Por escolha e vocação profissional o meu apoio recai directamente na advocacia da terceira causa que identifiquei acima – a causa da Língua Portuguesa –, pois tenho a sorte de poder aliar o dever profissional à convicção pessoal. No entanto, nas minhas conversas com professores, educadores e outros cidadãos preocupados com este assunto, noto muitas vezes um tom de desânimo perante o estado crítico em que a situação se encontra actualmente. Mas também sei que têm a consciência de que é preciso agir agora, e a vontade de o fazer antes que seja tarde de mais.


Por onde começar, ou melhor, por onde começar para se poder continuar, e em breve ultrapassar o patamar de hoje? Quais as metas próximas a atingir?

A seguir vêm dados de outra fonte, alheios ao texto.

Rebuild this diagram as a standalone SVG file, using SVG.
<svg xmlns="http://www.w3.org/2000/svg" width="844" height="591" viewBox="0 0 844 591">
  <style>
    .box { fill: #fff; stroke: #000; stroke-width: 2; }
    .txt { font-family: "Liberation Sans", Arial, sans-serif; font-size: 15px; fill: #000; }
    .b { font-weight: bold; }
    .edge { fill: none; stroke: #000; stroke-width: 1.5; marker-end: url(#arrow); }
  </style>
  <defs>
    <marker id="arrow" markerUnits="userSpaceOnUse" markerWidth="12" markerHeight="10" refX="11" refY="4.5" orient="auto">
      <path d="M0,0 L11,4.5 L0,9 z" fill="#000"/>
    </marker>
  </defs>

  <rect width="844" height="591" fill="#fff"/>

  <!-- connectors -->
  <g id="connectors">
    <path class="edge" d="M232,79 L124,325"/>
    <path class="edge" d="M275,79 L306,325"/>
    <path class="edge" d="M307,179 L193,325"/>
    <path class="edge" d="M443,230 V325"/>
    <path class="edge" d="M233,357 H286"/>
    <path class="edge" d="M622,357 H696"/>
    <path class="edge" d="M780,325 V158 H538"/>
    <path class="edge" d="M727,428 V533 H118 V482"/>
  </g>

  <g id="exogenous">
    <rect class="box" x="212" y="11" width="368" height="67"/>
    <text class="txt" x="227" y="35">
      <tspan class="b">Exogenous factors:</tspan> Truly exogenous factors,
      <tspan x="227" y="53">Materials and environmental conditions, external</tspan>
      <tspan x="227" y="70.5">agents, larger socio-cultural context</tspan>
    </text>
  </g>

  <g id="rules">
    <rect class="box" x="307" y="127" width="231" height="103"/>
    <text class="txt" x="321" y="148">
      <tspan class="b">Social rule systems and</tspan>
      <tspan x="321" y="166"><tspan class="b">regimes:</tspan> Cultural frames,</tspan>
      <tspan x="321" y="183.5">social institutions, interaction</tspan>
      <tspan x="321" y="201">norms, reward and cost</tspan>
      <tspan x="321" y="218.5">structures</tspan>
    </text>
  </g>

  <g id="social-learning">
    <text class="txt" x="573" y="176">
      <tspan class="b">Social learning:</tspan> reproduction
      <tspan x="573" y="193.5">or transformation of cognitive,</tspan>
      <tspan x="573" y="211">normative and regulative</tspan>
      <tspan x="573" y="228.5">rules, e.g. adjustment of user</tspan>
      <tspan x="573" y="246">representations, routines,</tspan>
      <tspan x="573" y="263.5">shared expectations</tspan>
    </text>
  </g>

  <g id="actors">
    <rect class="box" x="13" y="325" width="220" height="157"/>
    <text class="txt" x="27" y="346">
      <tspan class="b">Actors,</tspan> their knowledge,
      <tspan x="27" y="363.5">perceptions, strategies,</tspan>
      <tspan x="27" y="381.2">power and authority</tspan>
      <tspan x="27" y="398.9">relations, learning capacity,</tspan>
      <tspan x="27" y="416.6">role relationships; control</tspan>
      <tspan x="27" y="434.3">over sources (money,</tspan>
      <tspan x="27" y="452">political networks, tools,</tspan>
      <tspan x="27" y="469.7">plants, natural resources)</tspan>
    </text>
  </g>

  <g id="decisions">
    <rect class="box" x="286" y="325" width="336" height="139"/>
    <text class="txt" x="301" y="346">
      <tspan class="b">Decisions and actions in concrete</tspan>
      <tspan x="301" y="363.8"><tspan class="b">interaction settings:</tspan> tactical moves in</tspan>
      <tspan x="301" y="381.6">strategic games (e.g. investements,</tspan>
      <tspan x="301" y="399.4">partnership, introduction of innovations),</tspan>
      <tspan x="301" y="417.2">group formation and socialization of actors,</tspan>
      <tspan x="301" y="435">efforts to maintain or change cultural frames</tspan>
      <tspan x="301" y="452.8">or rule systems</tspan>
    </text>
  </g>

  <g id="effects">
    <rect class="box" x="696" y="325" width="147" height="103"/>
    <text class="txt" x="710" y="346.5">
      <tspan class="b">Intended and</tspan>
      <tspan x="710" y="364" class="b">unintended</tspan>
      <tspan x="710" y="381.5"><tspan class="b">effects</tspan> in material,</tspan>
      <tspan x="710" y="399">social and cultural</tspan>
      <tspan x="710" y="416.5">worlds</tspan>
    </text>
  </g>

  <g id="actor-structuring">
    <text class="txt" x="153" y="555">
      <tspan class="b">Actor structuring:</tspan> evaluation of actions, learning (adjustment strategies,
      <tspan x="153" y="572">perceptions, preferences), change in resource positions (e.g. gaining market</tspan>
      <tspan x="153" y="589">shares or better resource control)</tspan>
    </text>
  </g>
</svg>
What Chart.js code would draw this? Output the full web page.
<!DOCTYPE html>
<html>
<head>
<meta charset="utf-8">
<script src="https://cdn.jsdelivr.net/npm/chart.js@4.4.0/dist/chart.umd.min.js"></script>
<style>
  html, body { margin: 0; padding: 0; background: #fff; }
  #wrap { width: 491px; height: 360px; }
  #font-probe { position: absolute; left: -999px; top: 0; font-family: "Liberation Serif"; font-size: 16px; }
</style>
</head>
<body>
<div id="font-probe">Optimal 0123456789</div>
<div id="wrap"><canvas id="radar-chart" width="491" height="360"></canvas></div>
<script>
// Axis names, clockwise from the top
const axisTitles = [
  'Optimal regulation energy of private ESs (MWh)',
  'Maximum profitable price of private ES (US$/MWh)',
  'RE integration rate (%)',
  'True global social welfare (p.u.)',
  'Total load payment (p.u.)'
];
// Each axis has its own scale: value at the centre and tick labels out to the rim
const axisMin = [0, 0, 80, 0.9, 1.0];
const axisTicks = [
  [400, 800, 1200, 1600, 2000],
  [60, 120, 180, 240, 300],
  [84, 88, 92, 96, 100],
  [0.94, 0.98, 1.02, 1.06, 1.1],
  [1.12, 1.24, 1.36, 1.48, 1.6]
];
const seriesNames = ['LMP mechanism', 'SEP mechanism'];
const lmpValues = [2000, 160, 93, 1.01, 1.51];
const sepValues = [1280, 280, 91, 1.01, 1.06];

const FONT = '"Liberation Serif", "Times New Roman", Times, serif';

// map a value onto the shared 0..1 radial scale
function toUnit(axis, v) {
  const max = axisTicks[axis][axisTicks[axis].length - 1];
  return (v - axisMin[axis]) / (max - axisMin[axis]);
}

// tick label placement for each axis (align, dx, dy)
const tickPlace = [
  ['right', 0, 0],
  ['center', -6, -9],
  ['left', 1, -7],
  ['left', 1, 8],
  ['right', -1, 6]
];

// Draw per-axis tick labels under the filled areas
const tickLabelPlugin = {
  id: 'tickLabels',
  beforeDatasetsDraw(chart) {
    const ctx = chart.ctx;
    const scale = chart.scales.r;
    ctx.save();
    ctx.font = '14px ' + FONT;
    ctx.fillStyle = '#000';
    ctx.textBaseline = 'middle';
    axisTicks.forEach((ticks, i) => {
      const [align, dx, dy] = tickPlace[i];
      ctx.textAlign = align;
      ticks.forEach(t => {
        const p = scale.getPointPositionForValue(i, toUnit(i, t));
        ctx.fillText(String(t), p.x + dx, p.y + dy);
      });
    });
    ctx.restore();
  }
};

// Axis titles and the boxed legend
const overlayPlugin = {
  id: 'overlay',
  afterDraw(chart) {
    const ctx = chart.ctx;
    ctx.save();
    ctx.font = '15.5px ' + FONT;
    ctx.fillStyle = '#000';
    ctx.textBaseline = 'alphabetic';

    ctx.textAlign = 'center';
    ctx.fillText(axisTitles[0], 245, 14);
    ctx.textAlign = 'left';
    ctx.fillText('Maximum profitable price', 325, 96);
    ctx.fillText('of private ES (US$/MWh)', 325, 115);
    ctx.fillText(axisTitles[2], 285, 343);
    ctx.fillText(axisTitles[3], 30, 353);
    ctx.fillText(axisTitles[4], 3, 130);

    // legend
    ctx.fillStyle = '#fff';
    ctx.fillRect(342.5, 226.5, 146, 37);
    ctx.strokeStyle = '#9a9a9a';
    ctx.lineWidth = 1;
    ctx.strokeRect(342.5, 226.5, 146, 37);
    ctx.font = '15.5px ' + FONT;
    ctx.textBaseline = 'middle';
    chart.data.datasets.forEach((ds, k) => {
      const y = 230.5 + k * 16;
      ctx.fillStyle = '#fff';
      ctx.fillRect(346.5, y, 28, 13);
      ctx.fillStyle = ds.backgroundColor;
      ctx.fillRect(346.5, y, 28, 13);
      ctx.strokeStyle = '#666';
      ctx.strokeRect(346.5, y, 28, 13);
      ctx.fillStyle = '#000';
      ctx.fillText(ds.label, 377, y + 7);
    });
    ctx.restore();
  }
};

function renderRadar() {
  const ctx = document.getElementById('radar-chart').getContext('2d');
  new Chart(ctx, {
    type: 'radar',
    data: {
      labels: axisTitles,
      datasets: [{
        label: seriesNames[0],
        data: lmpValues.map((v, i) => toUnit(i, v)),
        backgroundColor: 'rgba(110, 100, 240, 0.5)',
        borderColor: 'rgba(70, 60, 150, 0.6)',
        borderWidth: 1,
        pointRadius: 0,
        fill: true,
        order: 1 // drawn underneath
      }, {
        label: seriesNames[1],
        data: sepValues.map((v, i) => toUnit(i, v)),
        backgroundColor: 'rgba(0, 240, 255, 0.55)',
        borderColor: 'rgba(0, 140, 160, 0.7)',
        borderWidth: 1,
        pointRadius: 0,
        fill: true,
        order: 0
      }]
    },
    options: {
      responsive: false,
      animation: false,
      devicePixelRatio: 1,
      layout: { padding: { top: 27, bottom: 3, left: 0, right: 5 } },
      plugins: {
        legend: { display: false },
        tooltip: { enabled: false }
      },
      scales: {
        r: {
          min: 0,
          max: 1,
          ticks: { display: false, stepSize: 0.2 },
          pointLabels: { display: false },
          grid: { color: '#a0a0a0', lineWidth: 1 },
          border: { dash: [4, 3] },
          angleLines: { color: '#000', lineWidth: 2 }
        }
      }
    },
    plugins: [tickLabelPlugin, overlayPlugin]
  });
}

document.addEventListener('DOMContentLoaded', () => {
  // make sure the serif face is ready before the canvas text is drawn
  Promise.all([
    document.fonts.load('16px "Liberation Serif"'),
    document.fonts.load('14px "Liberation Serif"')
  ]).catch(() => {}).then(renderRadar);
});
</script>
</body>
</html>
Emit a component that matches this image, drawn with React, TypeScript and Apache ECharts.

Mais uma vez aqui deixo 3 áreas cruciais que podemos e devemos apoiar e patrocinar:

1. Participação dos pais

A pressão e influência exercida por parte de pais e educadores junto dos administradores e conselhos escolares pedindo a criação, manutenção e desenvolvimento de aulas e programas de português para os seus filhos e educandos;

2. Aumento de inscrições em aulas/programas de português

A inscrição de um número estatisticamente relevante de alunos de modo a justificar a existência de ofertas de ensino português em todos os níveis de ensino;

3. Formação e reconhecimento de professores qualificados

Motivação de um maior número de jovens para abraçarem a profissão docente através da criação de programas estatais de acreditação profissional para professores de português (“credentials”); negociação da equivalência das qualificações profissionais de professores portugueses que pretendam exercer a sua actividade na Califórnia.


O Plano Anual de Actividades 2008 da Coordenação de Ensino Português (área consular de São Francisco da Califórnia) – CEP-CA – inclui projectos e actividades que pretendem contribuir para advogar e patrocinar a causa da Língua Portuguesa neste estado. Num próximo artigo apresentarei alguns desses projectos e irei sugerir outras estratégias de envolvimento nesta causa para pais e educadores no geral.